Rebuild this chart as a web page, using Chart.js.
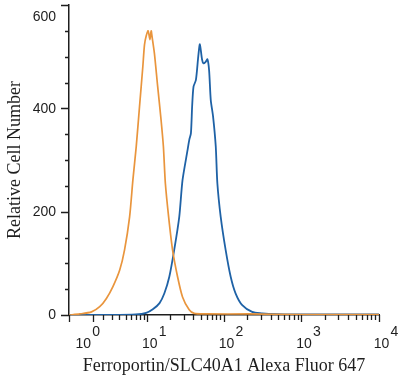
<!DOCTYPE html>
<html>
<head>
<meta charset="utf-8">
<script src="https://cdn.jsdelivr.net/npm/chart.js"></script>
<style>
  html, body { margin: 0; padding: 0; background: #ffffff; }
  #wrap { width: 400px; height: 377px; }
</style>
</head>
<body>
<div id="wrap"><canvas id="c" width="400" height="377"></canvas></div>
<script>
// ---- data (fluorescence intensity vs relative cell number) ----
const controlX = [-1.1, -0.14, 0.88, 1.65, 2.35, 3.12, 4.05, 4.81, 5.71, 6.36, 7.09, 7.87, 8.74, 9.20, 9.70, 10.3, 10.9, 11.3, 11.7, 12.5, 13.8, 15.3, 16.4, 17.4, 19.2, 21.6, 25.1, 29.1, 35.5, 41.2, 60, 209, 1000, 10000];
const controlY = [0, 2, 6, 16, 32, 55, 87, 126, 190, 261, 326, 403, 481, 523, 540, 550, 533, 550, 536, 506, 442, 377, 326, 255, 190, 126, 74, 35, 10, 3, 2, 2, 1, 1];

const stainedX = [-1.1, 3, 7, 9.7, 11.9, 14.6, 16.9, 19.6, 22.7, 26.4, 29.1, 33.8, 35.6, 37.4, 38.8, 40.4, 43.4, 46.5, 48.8, 52, 54.3, 58, 61.1, 64.2, 67.5, 72.3, 78.3, 82.1, 90.7, 105, 122, 141, 172, 231, 310, 378, 1000, 10000];
const stainedY = [0, 0, 1, 4, 11, 23, 42, 74, 126, 190, 261, 319, 339, 352, 405, 442, 455, 500, 524, 495, 487, 490, 495, 474, 416, 384, 326, 255, 190, 126, 74, 42, 19, 6, 3, 2, 1, 1];

const xMajorTicks = [1, 10, 100, 1000, 10000];
const xTickExponents = ['0', '1', '2', '3', '4'];
const yMajorTicks = [0, 200, 400, 600];
const yMinorStep = 50;

const xTitle = 'Ferroportin/SLC40A1 Alexa Fluor 647';
const yTitle = 'Relative Cell Number';

// ---- biexponential (arcsinh) axis transform ----
const BIEX_C = 1.45;
function gfun(v) { return Math.asinh(v / (2 * BIEX_C)) / Math.LN10 + Math.log10(BIEX_C); }
function ginv(G) { return 2 * BIEX_C * Math.sinh((G - Math.log10(BIEX_C)) * Math.LN10); }

class BiexScale extends Chart.LinearScale {
  determineDataLimits() { this.min = this.options.min; this.max = this.options.max; }
  buildTicks() { return xMajorTicks.map(v => ({ value: v, major: true })); }
  configure() {
    super.configure();
    this._g0 = gfun(this.min);
    this._gr = gfun(this.max) - gfun(this.min);
  }
  getPixelForValue(v) { return this.getPixelForDecimal((gfun(v) - this._g0) / this._gr); }
  getValueForPixel(p) { return ginv(this.getDecimalForPixel(p) * this._gr + this._g0); }
}
BiexScale.id = 'biex';
BiexScale.defaults = {};
Chart.register(BiexScale);

const INK = '#1e1e1e';

const axisDecor = {
  id: 'axisDecor',
  afterDraw(chart) {
    const ctx = chart.ctx;
    const xs = chart.scales.x, ys = chart.scales.y;
    const y0 = ys.getPixelForValue(0);
    const xl = xs.left;
    ctx.save();
    ctx.strokeStyle = INK;
    ctx.lineWidth = 1.3;
    ctx.beginPath();
    // x major ticks + axis-start tick
    [xs.min].concat(xMajorTicks).forEach(v => {
      const px = Math.round(xs.getPixelForValue(v)) + 0.5;
      ctx.moveTo(px, y0); ctx.lineTo(px, y0 + 7);
    });
    // x minor ticks
    for (let d = 0; d < xMajorTicks.length - 1; d++) {
      for (let k = 2; k <= 9; k++) {
        const px = Math.round(xs.getPixelForValue(k * xMajorTicks[d])) + 0.5;
        ctx.moveTo(px, y0); ctx.lineTo(px, y0 + 5);
      }
    }
    // y ticks
    for (let v = 0; v <= ys.max; v += yMinorStep) {
      const py = Math.round(ys.getPixelForValue(v)) + 0.5;
      const major = yMajorTicks.includes(v);
      ctx.moveTo(xl - (major ? 8 : 4), py); ctx.lineTo(xl, py);
    }
    ctx.stroke();

    // y labels
    ctx.fillStyle = INK;
    ctx.font = '14px "Liberation Sans", Arial, sans-serif';
    ctx.textAlign = 'right';
    ctx.textBaseline = 'middle';
    yMajorTicks.forEach(v => {
      let py = ys.getPixelForValue(v) + 0.5;
      py = Math.max(py, 17);
      ctx.fillText(String(v), xl - 13, py);
    });

    // x labels: 10 with superscript exponent
    xMajorTicks.forEach((v, i) => {
      const px = xs.getPixelForValue(v);
      const shift = i === 0 ? -12 : 0;
      ctx.font = '14px "Liberation Sans", Arial, sans-serif';
      ctx.textAlign = 'center';
      ctx.textBaseline = 'alphabetic';
      ctx.fillText('10', px + 2.5 + shift, 348);
      ctx.font = '14px "Liberation Sans", Arial, sans-serif';
      ctx.textAlign = 'left';
      ctx.fillText(xTickExponents[i], px + 11.5 + shift, 336);
    });
    ctx.restore();
  }
};

new Chart(document.getElementById('c'), {
  type: 'line',
  data: {
    datasets: [
      {
        label: 'Isotype control',
        data: controlX.map((x, i) => ({ x: x, y: controlY[i] })),
        borderColor: '#E9953D',
        borderWidth: 1.7,
        pointRadius: 0,
        tension: 0.25,
        fill: false
      },
      {
        label: 'Ferroportin/SLC40A1',
        data: stainedX.map((x, i) => ({ x: x, y: stainedY[i] })),
        borderColor: '#1F62A6',
        borderWidth: 1.8,
        pointRadius: 0,
        tension: 0.25,
        fill: false
      }
    ]
  },
  options: {
    responsive: false,
    animation: false,
    layout: { padding: { top: 5, right: 21, bottom: 0, left: 0 } },
    plugins: { legend: { display: false }, tooltip: { enabled: false } },
    scales: {
      x: {
        type: 'biex',
        min: -1.1,
        max: 10000,
        grid: { display: false, drawTicks: false },
        border: { display: true, color: INK, width: 1.5 },
        ticks: { display: false },
        title: {
          display: true,
          text: xTitle,
          color: INK,
          font: { family: '"Liberation Serif", "Times New Roman", serif', size: 18 },
          padding: { top: 0, bottom: 0 }
        },
        afterFit(scale) { scale.height = 62; }
      },
      y: {
        type: 'linear',
        min: 0,
        max: 600,
        grid: { display: false, drawTicks: false },
        border: { display: true, color: INK, width: 1.5 },
        ticks: { display: false, stepSize: 50 },
        title: {
          display: true,
          text: yTitle,
          color: INK,
          font: { family: '"Liberation Serif", "Times New Roman", serif', size: 18 },
          padding: { top: 4, bottom: 0 }
        },
        afterFit(scale) { scale.width = 69; }
      }
    }
  },
  plugins: [axisDecor]
});
</script>
</body>
</html>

______________________________

■ What you are asked to do
Pictures stay out. Repeat only the lines from the beginning of the data through the line that has "6, 3, 2, 1, 1];".

■ Response to the exercise
Rebuild this chart as a web page, using Chart.js.
<!DOCTYPE html>
<html>
<head>
<meta charset="utf-8">
<script src="https://cdn.jsdelivr.net/npm/chart.js"></script>
<style>
  html, body { margin: 0; padding: 0; background: #ffffff; }
  #wrap { width: 400px; height: 377px; }
</style>
</head>
<body>
<div id="wrap"><canvas id="c" width="400" height="377"></canvas></div>
<script>
// ---- data (fluorescence intensity vs relative cell number) ----
const controlX = [-1.1, -0.14, 0.88, 1.65, 2.35, 3.12, 4.05, 4.81, 5.71, 6.36, 7.09, 7.87, 8.74, 9.20, 9.70, 10.3, 10.9, 11.3, 11.7, 12.5, 13.8, 15.3, 16.4, 17.4, 19.2, 21.6, 25.1, 29.1, 35.5, 41.2, 60, 209, 1000, 10000];
const controlY = [0, 2, 6, 16, 32, 55, 87, 126, 190, 261, 326, 403, 481, 523, 540, 550, 533, 550, 536, 506, 442, 377, 326, 255, 190, 126, 74, 35, 10, 3, 2, 2, 1, 1];

const stainedX = [-1.1, 3, 7, 9.7, 11.9, 14.6, 16.9, 19.6, 22.7, 26.4, 29.1, 33.8, 35.6, 37.4, 38.8, 40.4, 43.4, 46.5, 48.8, 52, 54.3, 58, 61.1, 64.2, 67.5, 72.3, 78.3, 82.1, 90.7, 105, 122, 141, 172, 231, 310, 378, 1000, 10000];
const stainedY = [0, 0, 1, 4, 11, 23, 42, 74, 126, 190, 261, 319, 339, 352, 405, 442, 455, 500, 524, 495, 487, 490, 495, 474, 416, 384, 326, 255, 190, 126, 74, 42, 19, 6, 3, 2, 1, 1];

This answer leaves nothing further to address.